Translating Word Problems

Word Problems

The hardest thing about doing word problems is taking the English words and translating them into mathematics. Usually, once you get the math equation, you're fine; the actual math involved is often fairly simple. But figuring out the actual equation can seem nearly impossible. What follows is a list of hints and helps. Be advised, however: To really learn "how to do" word problems, you will need to practice, practice, practice.

The first step to effectively translating and solving word problems is to read the problem entirely. Don't start trying to solve anything when you've only read half a sentence. Try first to get a feel for the whole problem; try first to see what information you have, and what you still need.

The second step is to work in an organized manner. Figure out what you need but don't have, and name things. Pick variables to stand for the unknowns, clearly labeling these variables with what they stand for. Draw and label pictures neatly. Explain your reasoning as you go along. And make sure you know just exactly what the problem is actually asking for. You need to do this for two reasons:

1. Working clearly will help you think clearly, and
2. figuring out what you need will help you translate your final answer back into English.

Regarding (2) above: It can be really frustrating (and embarrassing) to spend fifteen minutes solving a word problem on a test, only to realize at the end that you no longer have any idea what "x" stands for, so you have to do the whole problem over again. 

• Addition- increased by
  more than
  combined, together
  total of
  sum
  added to

• Subtraction- decreased by
  minus, less
  difference between/of
  less than, fewer than

• Multiplication- of
  times, multiplied by
  product of
  increased/decreased by a
  factor of (this type can
  involve both addition or
  subtraction and
    multiplication!)

• Division- per, a
  out of
  ratio of, quotient of
  percent (divide by 100)

• Equals- is, are, was, were, will be
  gives, yields
  sold for

Note that "per" means "divided by", as in "I drove 90 miles on three gallons of gas, so I got 30 miles per gallon". Also, "a" sometimes means "divided by", as in "When I tanked up, I paid $12.36 for three gallons, so the gas was $4.12 a gallon".

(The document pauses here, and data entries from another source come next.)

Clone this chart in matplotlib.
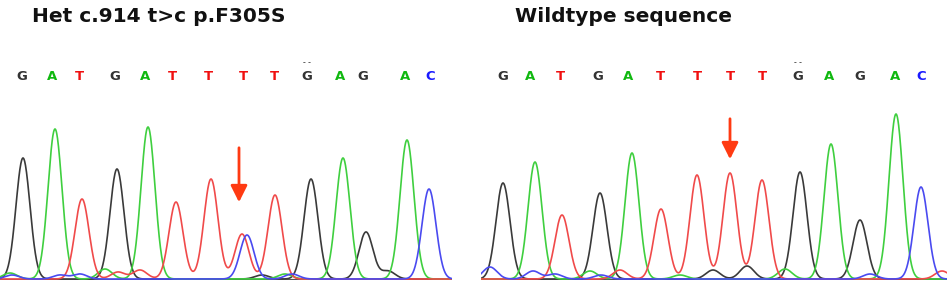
"""Cromatograma de secuenciacion: heterocigoto c.914 t>c frente a wildtype."""
import numpy as np
import matplotlib
matplotlib.use("Agg")
import matplotlib.pyplot as plt

plt.rcParams["font.family"] = ["Liberation Sans", "DejaVu Sans"]

# llamadas de bases (comunes a los dos paneles)
BASES = ["G", "A", "T", "G", "A", "T", "T", "T", "T", "G", "A", "G", "A", "C"]
POS_HET = [22, 52, 79, 115, 145, 172, 208, 243, 274, 307, 340, 363, 405, 430]
POS_WT = [503, 530, 560, 598, 628, 660, 697, 730, 762, 798, 829, 860, 895, 921]

# picos principales: (canal, posicion, altura)
HET_CH = ["G", "A", "T", "G", "A", "T", "T", "T", "C", "T", "G", "A", "G", "A", "C"]
HET_X = [23, 55, 82, 117, 148, 176, 211, 242, 247, 275, 311, 343, 366, 407, 429]
HET_H = [121, 150, 80, 110, 152, 77, 100, 45, 44, 84, 100, 121, 47, 139, 90]

WT_CH = ["G", "A", "T", "G", "A", "T", "T", "T", "T", "G", "A", "G", "A", "C"]
WT_X = [503, 535, 562, 600, 632, 661, 697, 730, 762, 800, 831, 860, 896, 921]
WT_H = [96, 117, 64, 86, 126, 70, 104, 106, 99, 107, 135, 59, 165, 92]

# ruido de fondo: (canal, posicion, altura)
HET_RUIDO_CH = ["C", "C", "C", "A", "A", "T", "T", "G", "G", "C", "A"]
HET_RUIDO_X = [12, 60, 80, 10, 105, 118, 140, 262, 388, 292, 285]
HET_RUIDO_H = [4, 4, 5, 6, 10, 7, 9, 4, 8, 5, 5]

WT_RUIDO_CH = ["C", "C", "C", "C", "A", "T", "T", "G", "G", "A", "A", "C"]
WT_RUIDO_X = [490, 533, 555, 601, 590, 620, 942, 713, 747, 785, 680, 870]
WT_RUIDO_H = [12, 8, 5, 4, 8, 9, 8, 9, 13, 10, 4, 5]

TITULOS = ["Het c.914 t>c p.F305S", "Wildtype sequence"]

COL_TRAZA = {"G": "#3a3a3a", "A": "#3fcf3f", "T": "#f04a4a", "C": "#4a4af0"}
COL_BASE = {"G": "#333333", "A": "#10b810", "T": "#f01010", "C": "#1a1aff"}
SIGMA = 7.0


def trazas(xs, canales, pos, alt, r_can, r_pos, r_alt):
    out = {c: np.zeros_like(xs) for c in "GATC"}
    for c, p, h in list(zip(canales, pos, alt)) + list(zip(r_can, r_pos, r_alt)):
        out[c] += h * np.exp(-(xs - p) ** 2 / (2 * SIGMA ** 2))
    return out


W, H = 949, 284
fig = plt.figure(figsize=(W / 100, H / 100), dpi=100)

paneles = [
    dict(x0=0, x1=452, pos=POS_HET, ch=HET_CH, px=HET_X, ph=HET_H,
         rc=HET_RUIDO_CH, rx=HET_RUIDO_X, rh=HET_RUIDO_H, flecha=(239, 135, 75),
         tx=32),
    dict(x0=481, x1=947, pos=POS_WT, ch=WT_CH, px=WT_X, ph=WT_H,
         rc=WT_RUIDO_CH, rx=WT_RUIDO_X, rh=WT_RUIDO_H, flecha=(730, 164, 118),
         tx=515),
]

base_y, top_y = 280, 45
for i, p in enumerate(paneles):
    ax = fig.add_axes([p["x0"] / W, (H - base_y) / H,
                       (p["x1"] - p["x0"]) / W, (base_y - top_y) / H])
    ax.set_xlim(p["x0"], p["x1"])
    ax.set_ylim(0, base_y - top_y)
    ax.axis("off")
    xs = np.linspace(p["x0"] - 20, p["x1"] + 20, 2000)
    tr = trazas(xs, p["ch"], p["px"], p["ph"], p["rc"], p["rx"], p["rh"])
    ax.axhline(0.5, color="#555555", lw=1.6, zorder=1)
    for c in ["G", "A", "T", "C"]:
        ax.plot(xs, tr[c] + 1, color=COL_TRAZA[c], lw=1.2, zorder=2)
    for b, x in zip(BASES, p["pos"]):
        ax.text(x, base_y - 76, b, color=COL_BASE[b], fontsize=9.5,
                fontweight="bold", ha="center", va="center",
                family=["DejaVu Sans"])
    # marca de calidad sobre la G
    ax.text(p["pos"][9], base_y - 62, "- -", color="#333333", fontsize=6,
            fontweight="bold", ha="center", va="center")
    fx, fy0, fy1 = p["flecha"]
    ax.annotate("", xy=(fx, fy1), xytext=(fx, fy0),
                arrowprops=dict(arrowstyle="-|>,head_width=0.5,head_length=1.0",
                                color="#ff3a12", lw=2))
    fig.text(p["tx"] / W, 1 - 17 / H, TITULOS[i], fontsize=14.5,
             fontweight="bold", ha="left", va="center", color="#111111",
             family=["DejaVu Sans"])

fig.savefig("out.png", dpi=100)
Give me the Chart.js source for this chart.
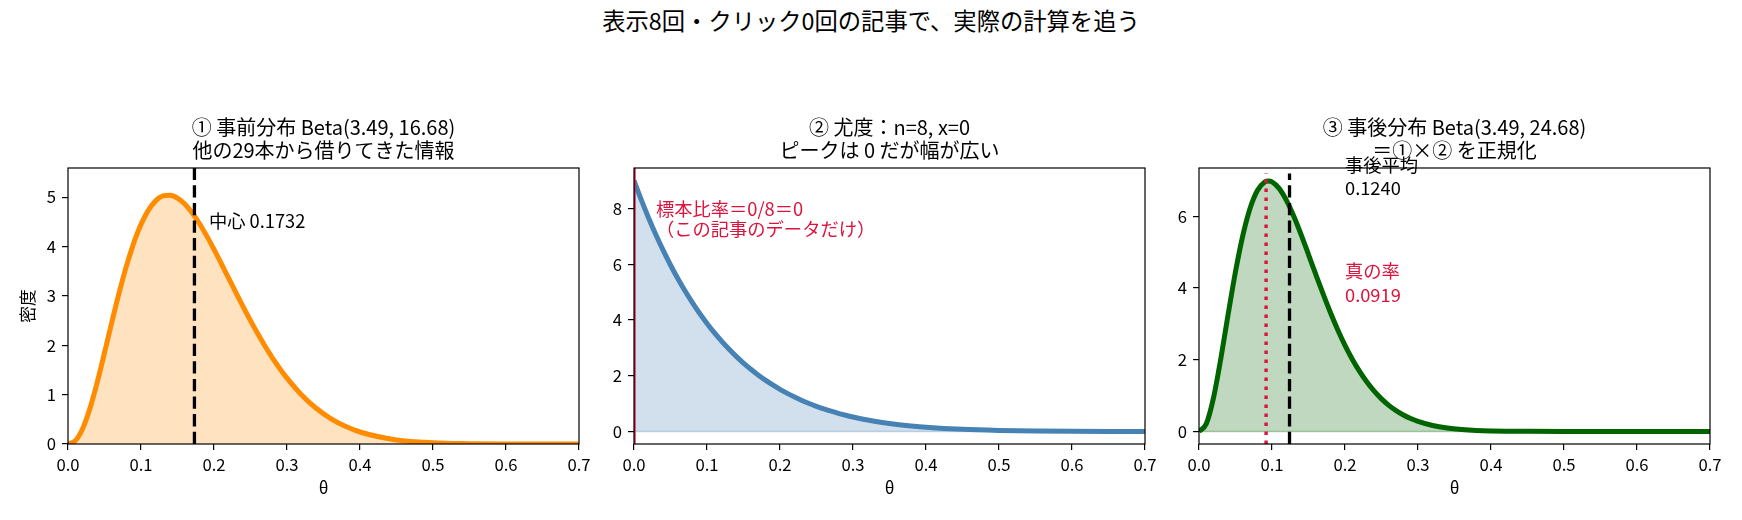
<!DOCTYPE html>
<html>
<head>
<meta charset="utf-8">
<script src="https://cdn.jsdelivr.net/npm/chart.js@4.4.1/dist/chart.umd.min.js"></script>
<style>
  html, body { margin: 0; padding: 0; background: #fff; }
  #wrap { position: relative; width: 1742px; height: 520px; overflow: hidden; }
  #suptitle {
    position: absolute; left: 0; top: 6px; width: 1742px; text-align: center;
    font-family: 'Noto Sans CJK JP', sans-serif; font-size: 23.3px; line-height: 28px; color: #000;
  }
  canvas { position: absolute; top: 100px; }
</style>
</head>
<body>
<div id="wrap">
  <div id="suptitle">表示8回・クリック0回の記事で、実際の計算を追う</div>
  <canvas id="c1" style="left:0px"></canvas>
  <canvas id="c2" style="left:604px"></canvas>
  <canvas id="c3" style="left:1172px"></canvas>
</div>
<script>
// theta grid (x values shared by the three panels)
const theta = [0, 0.01, 0.02, 0.03, 0.04, 0.05, 0.06, 0.07, 0.08, 0.09, 0.095,
  0.10, 0.11, 0.12, 0.13, 0.14, 0.15, 0.16, 0.17, 0.18, 0.19, 0.20,
  0.21, 0.22, 0.23, 0.24, 0.25, 0.26, 0.27, 0.28, 0.29, 0.30,
  0.32, 0.34, 0.36, 0.38, 0.40, 0.45, 0.50, 0.55, 0.60, 0.65, 0.70];

// ① prior density
const prior = [0, 0.064, 0.307, 0.718, 1.250, 1.849, 2.466, 3.060, 3.602, 4.069, 4.270,
  4.448, 4.733, 4.924, 5.024, 5.040, 4.982, 4.860, 4.684, 4.466, 4.215, 3.942,
  3.654, 3.360, 3.066, 2.777, 2.498, 2.231, 1.980, 1.746, 1.530, 1.333,
  0.994, 0.724, 0.515, 0.358, 0.243, 0.083, 0.024, 0.006, 0.001, 0.0002, 0.00002];

// ② likelihood (normalised)
const likelihood = [9.000, 8.305, 7.657, 7.054, 6.493, 5.971, 5.486, 5.036, 4.619, 4.232, 4.050,
  3.874, 3.543, 3.237, 2.954, 2.693, 2.452, 2.231, 2.027, 1.839, 1.668, 1.510,
  1.365, 1.233, 1.112, 1.002, 0.901, 0.810, 0.726, 0.650, 0.581, 0.519,
  0.411, 0.324, 0.253, 0.197, 0.151, 0.075, 0.035, 0.015, 0.006, 0.002, 0.001];

// ③ posterior density
const posterior = [0, 0.215, 0.951, 2.047, 3.278, 4.458, 5.465, 6.226, 6.721, 6.957, 6.985,
  6.962, 6.775, 6.438, 5.995, 5.483, 4.936, 4.380, 3.836, 3.319, 2.840, 2.404,
  2.016, 1.674, 1.377, 1.124, 0.909, 0.729, 0.581, 0.459, 0.359, 0.279,
  0.165, 0.095, 0.053, 0.028, 0.015, 0.003, 0.0003, 0, 0, 0, 0];

const priorMean = 0.1732;
const postMean = 0.1240;
const trueRate = 0.0919;
const sampleRate = 0;

const titles = [
  ['① 事前分布 Beta(3.49, 16.68)', '他の29本から借りてきた情報'],
  ['② 尤度：n=8, x=0', 'ピークは 0 だが幅が広い'],
  ['③ 事後分布 Beta(3.49, 24.68)', '＝①×② を正規化']
];

const FONT = "'Noto Sans CJK JP', sans-serif";
Chart.defaults.font.family = FONT;
Chart.defaults.color = '#000';

// frame, vertical reference lines and text notes
Chart.register({
  id: 'marks',
  beforeDatasetsDraw(chart, args, opts) {
    if (!opts.baseline) return;
    const {ctx, chartArea: a, scales: {y}} = chart;
    const py = y.getPixelForValue(0);
    ctx.save();
    ctx.strokeStyle = opts.baseline;
    ctx.lineWidth = 1.6;
    ctx.beginPath();
    ctx.moveTo(a.left, py);
    ctx.lineTo(a.right, py);
    ctx.stroke();
    ctx.restore();
  },
  afterDatasetsDraw(chart, args, opts) {
    const {ctx, chartArea: a, scales: {x, y}} = chart;
    ctx.save();
    ctx.beginPath();
    ctx.rect(a.left, a.top, a.right - a.left, a.bottom - a.top);
    ctx.clip();
    (opts.vlines || []).forEach(v => {
      const px = x.getPixelForValue(v.x);
      // v.top is a fraction of the axes height, like axvline(ymax=...)
      const top = a.bottom - (v.top || 1) * (a.bottom - a.top);
      ctx.beginPath();
      ctx.setLineDash(v.dash || []);
      ctx.strokeStyle = v.color;
      ctx.lineWidth = v.width;
      ctx.moveTo(px, a.bottom);
      ctx.lineTo(px, top);
      ctx.stroke();
    });
    ctx.restore();

    ctx.save();
    ctx.setLineDash([]);
    ctx.strokeStyle = '#000';
    ctx.lineWidth = 1.2;
    ctx.strokeRect(a.left, a.top, a.right - a.left, a.bottom - a.top);

    ctx.font = '18.3px ' + FONT;
    ctx.textAlign = 'left';
    ctx.textBaseline = 'middle';
    (opts.texts || []).forEach(t => {
      const px = x.getPixelForValue(t.x);
      const py = y.getPixelForValue(t.y);
      ctx.fillStyle = t.color;
      t.lines.forEach((s, i) => ctx.fillText(s, px, py + i * (t.gap || 0)));
    });
    ctx.restore();
  }
});

function makePanel(id, o) {
  const canvas = document.getElementById(id);
  canvas.width = o.w;
  canvas.height = 420;
  const axisGrid = {display: true, drawOnChartArea: false, drawTicks: true, tickLength: 6, color: '#000', lineWidth: 1.2};
  return new Chart(canvas.getContext('2d'), {
    type: 'line',
    data: {
      datasets: [{
        data: theta.map((t, i) => ({x: t, y: o.values[i]})),
        borderColor: o.color,
        backgroundColor: o.fill,
        borderWidth: 5,
        fill: 'origin',
        pointRadius: 0,
        pointHoverRadius: 0,
        cubicInterpolationMode: 'monotone',
        clip: 0
      }]
    },
    options: {
      responsive: false,
      animation: false,
      events: [],
      layout: {padding: {left: 0, right: o.right, top: 0, bottom: 0}},
      plugins: {
        legend: {display: false},
        tooltip: {enabled: false},
        title: {
          display: true,
          text: o.title,
          fullSize: false,
          color: '#000',
          font: {size: 20, weight: 'normal', lineHeight: 23.5 / 20},
          padding: {top: 15.25, bottom: 5.75}
        },
        marks: {vlines: o.vlines, texts: o.texts, baseline: o.baseline}
      },
      scales: {
        x: {
          type: 'linear',
          min: 0,
          max: 0.7,
          afterFit: s => { s.height = 76; },
          border: {display: false},
          grid: axisGrid,
          ticks: {stepSize: 0.1, padding: 5, maxRotation: 0, autoSkip: false, font: {size: 16.7},
            callback: v => v.toFixed(1)},
          title: {display: true, text: 'θ', font: {size: 16.7, lineHeight: 1.2}, padding: {top: 0, bottom: 22}}
        },
        y: {
          min: o.ymin,
          max: o.ymax,
          afterFit: s => { s.width = o.left; },
          border: {display: false},
          grid: axisGrid,
          ticks: {stepSize: o.step, padding: 6, includeBounds: false, font: {size: 16.7}},
          title: {display: !!o.ylabel, text: o.ylabel || '', font: {size: 16.7, lineHeight: 1.2}, padding: {top: 18, bottom: 0}}
        }
      }
    }
  });
}

makePanel('c1', {
  w: 604, left: 68, right: 25,
  values: prior, color: '#ff8c00', fill: 'rgba(255,140,0,0.25)',
  title: titles[0], ymin: 0, ymax: 5.59, step: 1, ylabel: '密度',
  vlines: [{x: priorMean, color: '#000', width: 3.3, dash: [12.3, 5.3]}],
  texts: [{x: 0.193, y: 4.51, lines: ['中心 ' + priorMean.toFixed(4)], color: '#000'}]
});

makePanel('c2', {
  w: 568, left: 30, right: 27,
  values: likelihood, color: '#4682b4', fill: 'rgba(70,130,180,0.25)',
  title: titles[1], ymin: -0.45, ymax: 9.45, step: 2,
  baseline: 'rgba(70,130,180,0.3)',
  vlines: [{x: sampleRate, color: '#dc143c', width: 3.3}],
  texts: [{x: 0.03, y: 7.97, gap: 20, lines: ['標本比率＝0/8＝0', '（この記事のデータだけ）'], color: '#dc143c'}]
});

makePanel('c3', {
  w: 570, left: 27, right: 32,
  values: posterior, color: '#006400', fill: 'rgba(0,100,0,0.25)',
  title: titles[2], ymin: -0.35, ymax: 7.35, step: 2,
  baseline: 'rgba(0,100,0,0.3)',
  vlines: [
    {x: trueRate, color: '#dc143c', width: 3.4, dash: [3.4, 5.6], top: 0.98},
    {x: postMean, color: '#000', width: 3.3, dash: [12.3, 5.3], top: 0.98}
  ],
  texts: [
    {x: 0.2, y: 7.43, gap: 23, lines: ['事後平均', postMean.toFixed(4)], color: '#000'},
    {x: 0.2, y: 4.48, gap: 24, lines: ['真の率', trueRate.toFixed(4)], color: '#dc143c'}
  ]
});
</script>
</body>
</html>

Warning: The "less than" construction is backwards in the English from what it is in the math. If you need to translate "1.5 less than x", the temptation is to write "1.5 – x". Do not do this! You can see how this is wrong by using this construction in a "real world" situation: Consider the statement, "He makes $1.50 an hour less than me." You do not figure his wage by subtracting your wage from $1.50. Instead, you subtract $1.50 from your wage. So remember; the "less than" construction is backwards.

Also note that order is important in the "quotient/ratio of" and "difference between/of" constructions. If a problems says "the ratio of x and y", it means "x divided by y", not "y divided by x". If the problem says "the difference of x and y", it means "x – y", not "y – x".